From 2003 to 2007 he was J. W. Power Professor and Director of the Power Institute at the University of Sydney, succeeding Virginia Spate. Academics whose postgraduate work Benjamin has supervised include Ian McLean, Mary Roberts, Chris McAuliffe, Charles Green, Caroline Jordan, Luke Gartlan, Natalie Adamson, and Stephen Gilchrist. Benjamin held the Australian Research Council’s DORA professorial fellowship from 2013 to 2016, resulting in his book Kandinsky and Klee in Tunisia, University of California Press, 2015. His exhibition Biskra, sortilèges d'une oasis [Biskra, visions of an Oasis] was held at the Arab World Institute, Paris in 2016 before travelling to the Musée Matisse in Nice in 2017.

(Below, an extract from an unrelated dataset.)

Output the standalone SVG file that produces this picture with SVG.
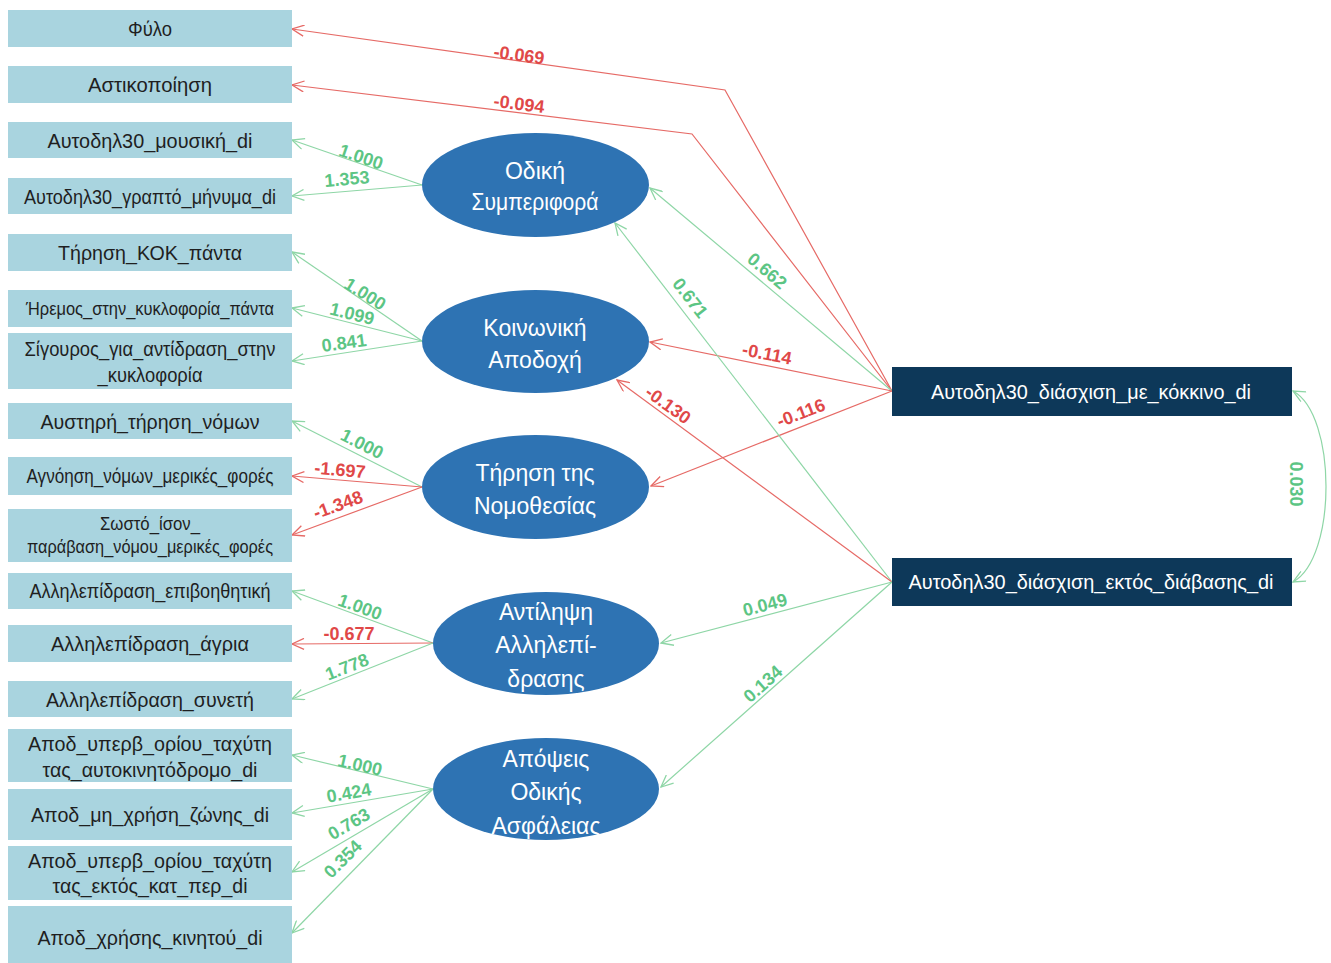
<svg xmlns="http://www.w3.org/2000/svg" width="1331" height="963" viewBox="0 0 1331 963">
<style>
.bx{fill:#a9d4df}
.bt{font-family:"Liberation Sans",Arial,sans-serif;font-size:21px;fill:#1f1f1f;text-anchor:middle}
.el{fill:#2e73b3}
.et{font-family:"Liberation Sans",Arial,sans-serif;font-size:23px;fill:#ffffff;text-anchor:middle}
.rb{fill:#0d3859}
.rt{font-family:"Liberation Sans",Arial,sans-serif;font-size:21px;fill:#ffffff;text-anchor:middle}
.g{fill:none;stroke:#8ed6a6;stroke-width:1.2;marker-end:url(#ag)}
.r{fill:none;stroke:#e66a66;stroke-width:1.2;marker-end:url(#ar)}
.lg,.lr{font-family:"Liberation Sans",Arial,sans-serif;font-size:18px;font-weight:bold;text-anchor:middle;dominant-baseline:central}
.lg{fill:#5cc584}
.lr{fill:#e04848}
</style>
<defs>
<marker id="ag" viewBox="0 0 14 12" refX="13" refY="6" markerWidth="14" markerHeight="12" markerUnits="userSpaceOnUse" orient="auto-start-reverse">
<path d="M1,0.5 L13,6 L1,11.5" fill="none" stroke="#8ed6a6" stroke-width="1.3"/>
</marker>
<marker id="ar" viewBox="0 0 14 12" refX="13" refY="6" markerWidth="14" markerHeight="12" markerUnits="userSpaceOnUse" orient="auto-start-reverse">
<path d="M1,0.5 L13,6 L1,11.5" fill="none" stroke="#e66a66" stroke-width="1.3"/>
</marker>
</defs>

<g id="connectors">
<polyline class="r" points="892,391 725,90 292,29"/>
<polyline class="r" points="892,391 692,134 292,85"/>
<line class="g" x1="422" y1="185" x2="292" y2="140"/>
<line class="g" x1="422" y1="185" x2="292" y2="196"/>
<line class="g" x1="422" y1="341" x2="292" y2="252"/>
<line class="g" x1="422" y1="341" x2="292" y2="308"/>
<line class="g" x1="422" y1="341" x2="292" y2="361"/>
<line class="g" x1="422" y1="487" x2="292" y2="421"/>
<line class="r" x1="422" y1="487" x2="292" y2="476"/>
<line class="r" x1="422" y1="487" x2="292" y2="535"/>
<line class="g" x1="433" y1="643" x2="292" y2="591"/>
<line class="r" x1="433" y1="643" x2="292" y2="644"/>
<line class="g" x1="433" y1="643" x2="292" y2="699"/>
<line class="g" x1="433" y1="789" x2="292" y2="755"/>
<line class="g" x1="433" y1="789" x2="292" y2="813"/>
<line class="g" x1="433" y1="789" x2="292" y2="872"/>
<line class="g" x1="433" y1="789" x2="292" y2="933"/>
<line class="g" x1="892" y1="391" x2="650" y2="188"/>
<line class="r" x1="892" y1="391" x2="650" y2="342"/>
<line class="r" x1="892" y1="391" x2="651" y2="486"/>
<line class="g" x1="892" y1="582" x2="615" y2="223"/>
<line class="r" x1="892" y1="582" x2="617" y2="380"/>
<line class="g" x1="892" y1="582" x2="661" y2="643"/>
<line class="g" x1="892" y1="582" x2="661" y2="787"/>
<path class="g" style="marker-start:url(#ag)" d="M1293,391 C1337,415 1337,558 1293,582"/>

<text class="lr" transform="translate(519,55) rotate(8)">-0.069</text>
<text class="lr" transform="translate(519,104) rotate(7)">-0.094</text>
<text class="lg" transform="translate(361,157) rotate(19)">1.000</text>
<text class="lg" transform="translate(347,179) rotate(-5)">1.353</text>
<text class="lg" transform="translate(365,294) rotate(32)">1.000</text>
<text class="lg" transform="translate(352,314) rotate(14)">1.099</text>
<text class="lg" transform="translate(344,343) rotate(-8)">0.841</text>
<text class="lg" transform="translate(362,444) rotate(27)">1.000</text>
<text class="lr" transform="translate(340,470) rotate(5)">-1.697</text>
<text class="lr" transform="translate(338,505) rotate(-20)">-1.348</text>
<text class="lg" transform="translate(360,607) rotate(20)">1.000</text>
<text class="lr" transform="translate(349,634)">-0.677</text>
<text class="lg" transform="translate(347,667) rotate(-21)">1.778</text>
<text class="lg" transform="translate(360,765) rotate(13)">1.000</text>
<text class="lg" transform="translate(349,793) rotate(-10)">0.424</text>
<text class="lg" transform="translate(349,824) rotate(-30)">0.763</text>
<text class="lg" transform="translate(343,859) rotate(-45)">0.354</text>
<text class="lg" transform="translate(767,271) rotate(40)">0.662</text>
<text class="lg" transform="translate(690,298) rotate(52)">0.671</text>
<text class="lr" transform="translate(767,354) rotate(11)">-0.114</text>
<text class="lr" transform="translate(668,405) rotate(36)">-0.130</text>
<text class="lr" transform="translate(801,413) rotate(-21)">-0.116</text>
<text class="lg" transform="translate(765,605) rotate(-15)">0.049</text>
<text class="lg" transform="translate(763,684) rotate(-42)">0.134</text>
<text class="lg" transform="translate(1296,484) rotate(90)">0.030</text>
</g>

<g id="n-fylo"><rect class="bx" x="8" y="10" width="284" height="37"/><text class="bt" x="150" y="36" textLength="44" lengthAdjust="spacingAndGlyphs">Φύλο</text></g>
<g id="n-astik"><rect class="bx" x="8" y="66" width="284" height="37"/><text class="bt" x="150" y="92" textLength="124" lengthAdjust="spacingAndGlyphs">Αστικοποίηση</text></g>
<g id="n-mousiki"><rect class="bx" x="8" y="122" width="284" height="36"/><text class="bt" x="150" y="148" textLength="205" lengthAdjust="spacingAndGlyphs">Αυτοδηλ30_μουσική_di</text></g>
<g id="n-grapto"><rect class="bx" x="8" y="178" width="284" height="36"/><text class="bt" x="150" y="204" textLength="252" lengthAdjust="spacingAndGlyphs">Αυτοδηλ30_γραπτό_μήνυμα_di</text></g>
<g id="n-kok"><rect class="bx" x="8" y="234" width="284" height="37"/><text class="bt" x="150" y="260" textLength="184" lengthAdjust="spacingAndGlyphs">Τήρηση_ΚΟΚ_πάντα</text></g>
<g id="n-iremos"><rect class="bx" x="8" y="290" width="284" height="37"/><text class="bt" x="150" y="315" style="font-size:18px" textLength="248" lengthAdjust="spacingAndGlyphs">Ήρεμος_στην_κυκλοφορία_πάντα</text></g>
<g id="n-sigouros"><rect class="bx" x="8" y="333" width="284" height="56"/><text class="bt" x="150" y="356" textLength="251" lengthAdjust="spacingAndGlyphs">Σίγουρος_για_αντίδραση_στην</text><text class="bt" x="150" y="382" textLength="105" lengthAdjust="spacingAndGlyphs">_κυκλοφορία</text></g>
<g id="n-afstiri"><rect class="bx" x="8" y="403" width="284" height="36"/><text class="bt" x="150" y="429" textLength="219" lengthAdjust="spacingAndGlyphs">Αυστηρή_τήρηση_νόμων</text></g>
<g id="n-agnoisi"><rect class="bx" x="8" y="457" width="284" height="38"/><text class="bt" x="150" y="483" style="font-size:20px" textLength="247" lengthAdjust="spacingAndGlyphs">Αγνόηση_νόμων_μερικές_φορές</text></g>
<g id="n-sosto"><rect class="bx" x="8" y="509" width="284" height="53"/><text class="bt" x="150" y="530" style="font-size:18px" textLength="100" lengthAdjust="spacingAndGlyphs">Σωστό_ίσον_</text><text class="bt" x="150" y="553" style="font-size:18px" textLength="246" lengthAdjust="spacingAndGlyphs">παράβαση_νόμου_μερικές_φορές</text></g>
<g id="n-epivoith"><rect class="bx" x="8" y="573" width="284" height="36"/><text class="bt" x="150" y="598" style="font-size:20px" textLength="241" lengthAdjust="spacingAndGlyphs">Αλληλεπίδραση_επιβοηθητική</text></g>
<g id="n-agria"><rect class="bx" x="8" y="625" width="284" height="37"/><text class="bt" x="150" y="651" textLength="198" lengthAdjust="spacingAndGlyphs">Αλληλεπίδραση_άγρια</text></g>
<g id="n-syneti"><rect class="bx" x="8" y="681" width="284" height="36"/><text class="bt" x="150" y="707" textLength="208" lengthAdjust="spacingAndGlyphs">Αλληλεπίδραση_συνετή</text></g>
<g id="n-aftokin"><rect class="bx" x="8" y="729" width="284" height="53"/><text class="bt" x="150" y="751" textLength="244" lengthAdjust="spacingAndGlyphs">Αποδ_υπερβ_ορίου_ταχύτη</text><text class="bt" x="150" y="777" textLength="215" lengthAdjust="spacingAndGlyphs">τας_αυτοκινητόδρομο_di</text></g>
<g id="n-zoni"><rect class="bx" x="8" y="789" width="284" height="51"/><text class="bt" x="150" y="822" textLength="238" lengthAdjust="spacingAndGlyphs">Αποδ_μη_χρήση_ζώνης_di</text></g>
<g id="n-ektos"><rect class="bx" x="8" y="846" width="284" height="54"/><text class="bt" x="150" y="868" textLength="244" lengthAdjust="spacingAndGlyphs">Αποδ_υπερβ_ορίου_ταχύτη</text><text class="bt" x="150" y="893" textLength="195" lengthAdjust="spacingAndGlyphs">τας_εκτός_κατ_περ_di</text></g>
<g id="n-kinito"><rect class="bx" x="8" y="906" width="284" height="57"/><text class="bt" x="150" y="945" textLength="225" lengthAdjust="spacingAndGlyphs">Αποδ_χρήσης_κινητού_di</text></g>

<g id="e-odiki"><ellipse class="el" cx="535.5" cy="185" rx="113.5" ry="52"/><text class="et" x="535" y="179">Οδική</text><text class="et" x="535" y="210" textLength="127" lengthAdjust="spacingAndGlyphs">Συμπεριφορά</text></g>
<g id="e-koinoniki"><ellipse class="el" cx="535.5" cy="341.5" rx="113.5" ry="51.5"/><text class="et" x="535" y="336">Κοινωνική</text><text class="et" x="535" y="368">Αποδοχή</text></g>
<g id="e-tirisi"><ellipse class="el" cx="535.5" cy="487" rx="113.5" ry="52"/><text class="et" x="535" y="481">Τήρηση της</text><text class="et" x="535" y="514">Νομοθεσίας</text></g>
<g id="e-antilipsi"><ellipse class="el" cx="546" cy="643.5" rx="113" ry="51.5"/><text class="et" x="546" y="620">Αντίληψη</text><text class="et" x="546" y="653">Αλληλεπί-</text><text class="et" x="546" y="687">δρασης</text></g>
<g id="e-apopseis"><ellipse class="el" cx="546" cy="789" rx="113" ry="51"/><text class="et" x="546" y="767">Απόψεις</text><text class="et" x="546" y="800">Οδικής</text><text class="et" x="546" y="834">Ασφάλειας</text></g>

<g id="n-kokkino"><rect class="rb" x="892" y="367" width="400" height="49"/><text class="rt" x="1091" y="399" textLength="320" lengthAdjust="spacingAndGlyphs">Αυτοδηλ30_διάσχιση_με_κόκκινο_di</text></g>
<g id="n-diavasi"><rect class="rb" x="892" y="558" width="400" height="48"/><text class="rt" x="1091" y="589" textLength="365" lengthAdjust="spacingAndGlyphs">Αυτοδηλ30_διάσχιση_εκτός_διάβασης_di</text></g>
</svg>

Benjamin was elected Fellow of the Australian Academy of the Humanities in 2006.[2]
Selected publications
- Matisse's 'Notes of a Painter': Criticism, Theory and Context, 1891-1908. UMI Research Press, Ann Arbor, 1987.
- Orientalism: Delacroix to Klee. Art Gallery of New South Wales, Sydney, 1997. (Editor) ISBN 0731313445
- Orientalist Aesthetics: Art, Colonialism, and French North Africa, 1880-1930. University of California Press, Berkeley, 2003.
- Renoir and Algeria. Yale University Press, New Haven, 2003. (Editor)
- Juan Davila. The Miegunyah Press, Carlton, 2006. (Editor)
- Kandinsky and Klee in Tunisia. University of California Press, Oakland, 2015.
- Biskra, sortilèges d'une Oasis. Institut du Monde Arabe, Paris, 2016.
References
- Professor Roger Benjamin. University of Sydney. Retrieved 16 December 2014.
- "Roger Benjamin". Australian Academy of the Humanities. Retrieved 2020-09-25.